The story continues. Years later, studying in Lakewood, New Jersey, Herman’s son recalled the episode in Poland, including the map, and passed everything on to a prestigious family member. One thing led to another, and Israelis were found who know the approximate location of the cave lies…
When the First Temple was destroyed in 586 BCE, King Nebuchadnezzar stole many Temple treasures and brought them back to Babylonia.
However, legend says that before the Babylonian monarch could get his hands on them, some items were secreted away and buried outside of Jerusalem for a specific purpose – to be found more than 2,000 years later, in preparation for the coming of the messianic Third Temple in Jerusalem.
Discovering the sacred Temple artefacts in the above-mentioned cave would of course be sensational. Revealing the truth is simpler than cracking the DaVinci Code cryptology, and these ancient treasures are arguably even more valuable than what lies behind the code.
These findings will not only be electrifying in an archaeological and historical context, but will have huge political ramifications too.
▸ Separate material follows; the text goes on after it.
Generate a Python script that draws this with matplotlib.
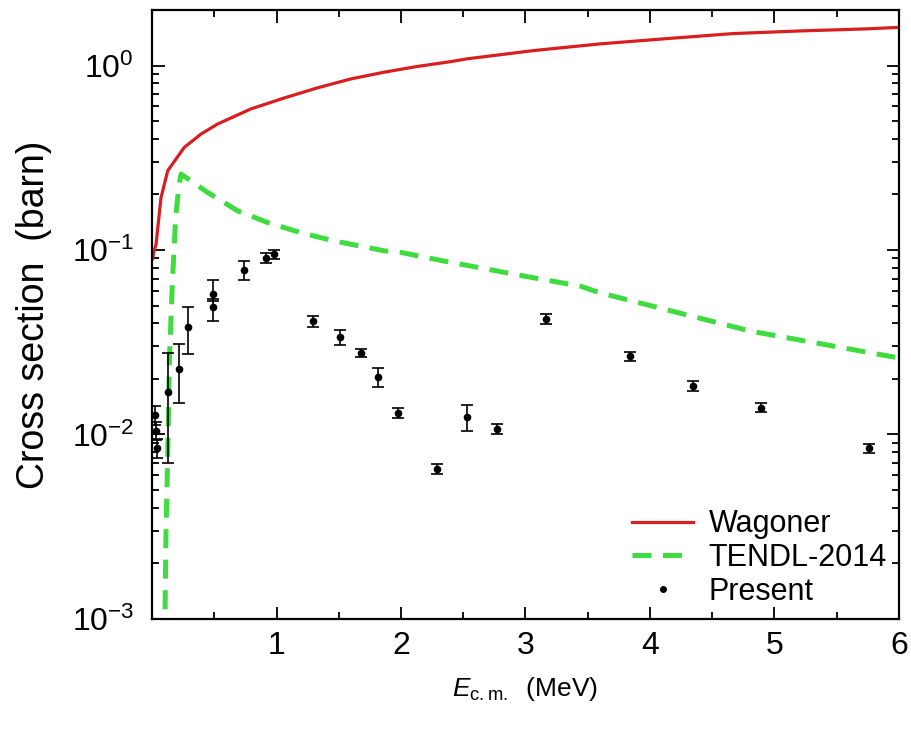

In the Israel-Palestinian conflict, competing historical narratives play a key part in each party’s ideological stance. At Camp David in 2000, then Palestinian leader Yasser Arafat stated: “They found not a single stone proving that the Temple of Solomon was there, because historically the Temple was not in Palestine (at all). They found only remnants of a shrine of the Roman Herod.”
Dr. Gabriel Barkay, a noted professor at Bar Ilan University in Tel Aviv (who appears in Harry Moskoff’s recent book The A.R.K. Report) says that finding these Temple treasures will put to rest once and for all “Temple Denial Syndrome”.